The Price of Energy – the inevitable rise

15 Jul

It may have passed you by but there’s been an important development in the environmental arena this week. The Electricity Market Reform (EMR) White Paper has been published starting the biggest shake up in the electricity market since privatisation.

Energy Secretary Chris Huhne announced the paper this week explaining that the current electricity market simply isn’t up to the job to meet predicted future demands. With our continuing reliance on fossil fuel imports, we would be exposed to volatile energy prices which we, as private and business consumers, would need to pay for. The EMR therefore aims to protect the UK consumer from price instability as well as ensure security of supply and meet our low-carbon objectives.

The EMR was originally launched in December 2010 but this week the white paper confirms four key elements:

  1. A carbon floor price of £16 per tonne to encourage low carbon technology
  2. Long-term ‘contracts for difference’ promoting low-carbon energy generation and establishment of feed-in tariffs
  3. A contract framework for capacity through either central procurement or a market-wide approach
  4. Emissions standard for all new power plant

Opponents to the proposals suggest that the reforms are over complex and may actually hinder competition in the energy market. For energy suppliers they need certainty in energy markets to allow them to invest in the technology and infrastructure needed to meet carbon reductions. With an industry currently geared to deliver energy at the lowest cost, in order to deliver energy with lower carbon emissions the industry claims they will need support as they will be required to use technology which is not lowest cost.

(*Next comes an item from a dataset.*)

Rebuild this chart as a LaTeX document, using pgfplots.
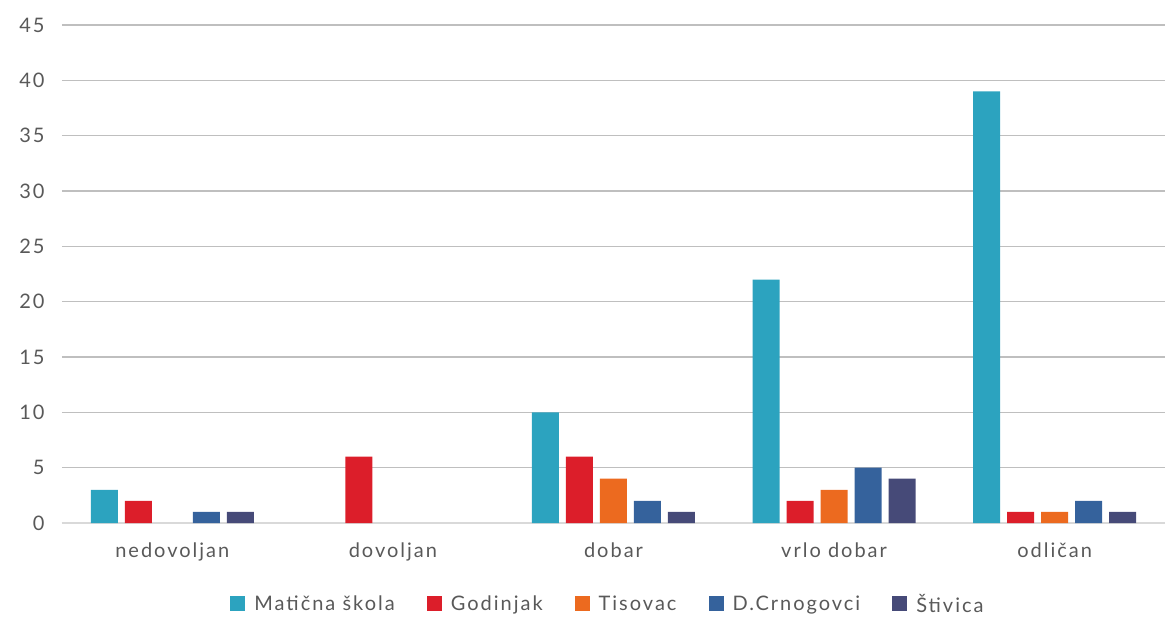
\documentclass[border=0pt]{standalone}
\usepackage{pgfplots}
\pgfplotsset{compat=1.18}
\usepackage{fontspec}
\setmainfont[LetterSpace=10]{Lato}
\definecolor{cA}{HTML}{2CA3BF}
\definecolor{cB}{HTML}{DC1E2A}
\definecolor{cC}{HTML}{EC6A1F}
\definecolor{cD}{HTML}{35629C}
\definecolor{cE}{HTML}{464A78}
\definecolor{grid}{HTML}{D9D9D9}
\definecolor{txt}{HTML}{595959}
\begin{document}
\begin{tikzpicture}
\begin{axis}[
  name=ax,
  at={(0,0)}, anchor=south west,
  scale only axis,
  width=1103pt, height=498pt,
  ybar=7pt, bar width=27pt,
  xmin=-0.5, xmax=4.5, ymin=0, ymax=45,
  xtick={0,1,2,3,4},
  xticklabels={nedovoljan,dovoljan,dobar,vrlo dobar,odličan},
  ytick={0,5,...,45},
  xmajorgrids=false,
  ymajorgrids, major grid style={grid, line width=1.2pt},
  axis x line*=bottom, axis y line*=left,
  x axis line style={grid, line width=1.5pt, -},
  y axis line style={draw=none},
  major tick length=0pt,
  tick label style={font=\fontsize{20}{22}\selectfont, text=txt},
  /pgf/number format/assume math mode=true,
  xticklabel style={yshift=-16pt},
  yticklabel style={xshift=-14pt},
  legend style={at={(0.495,-0.135)}, anchor=north, draw=none, legend columns=-1,
     font=\fontsize{20}{22}\selectfont, text=txt,
     /tikz/every odd column/.append style={column sep=7pt},
     /tikz/every even column/.append style={column sep=30pt}},
  legend image code/.code={\fill[#1] (0pt,-7pt) rectangle (15pt,8pt);},
  legend cell align=left,
]
\addplot[fill=cA, draw=none] coordinates {(0,3) (2,10) (3,22) (4,39)};
\addplot[fill=cB, draw=none] coordinates {(0,2) (1,6) (2,6) (3,2) (4,1)};
\addplot[fill=cC, draw=none] coordinates {(2,4) (3,3) (4,1)};
\addplot[fill=cD, draw=none] coordinates {(0,1) (2,2) (3,5) (4,2)};
\addplot[fill=cE, draw=none] coordinates {(0,1) (2,1) (3,4) (4,1)};
\legend{Matična škola, Godinjak, Tisovac, D.Crnogovci, Štivica}
\end{axis}
\pgfresetboundingbox
\path[use as bounding box] (-62pt,-93pt) rectangle (1103pt,523pt);
\end{tikzpicture}
\end{document}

The Renewable Energy Federation (REF) also suggests there is a significant cost attached to the EMR proposals which could put the Governments low carbon objectives at risk. With energy prices already increasing, the REF indicate that if the EMR does not deliver lower cost energy then a degree of ‘consumer rebellion’ will be expected especially if domestic as well as business consumers find it increasingly difficult to pay for their energy.

The EMR aims to provide certainty in the market which it is claimed will provide cheaper capital leading to lower development costs for new power plant and stable, if not lower, priced energy.  The Energy Secretary claims the EMR is the only way forward. The electricity market in it’s current form will mean energy prices are certain to rise and with demand predicted to double by 2050 there will be a higher risk of black outs. The system needs to change.

The overall aim of the EMR is to make a fundamental shift away from fossil fuel generation and to open the market up to smaller producers. Opponents suggest the EMR is unlikely to achieve either of these, however one thing does seem certain. The price of energy will continue to rise, even with a move towards low carbon technology, and we all face higher and ongoing energy price increases in the future.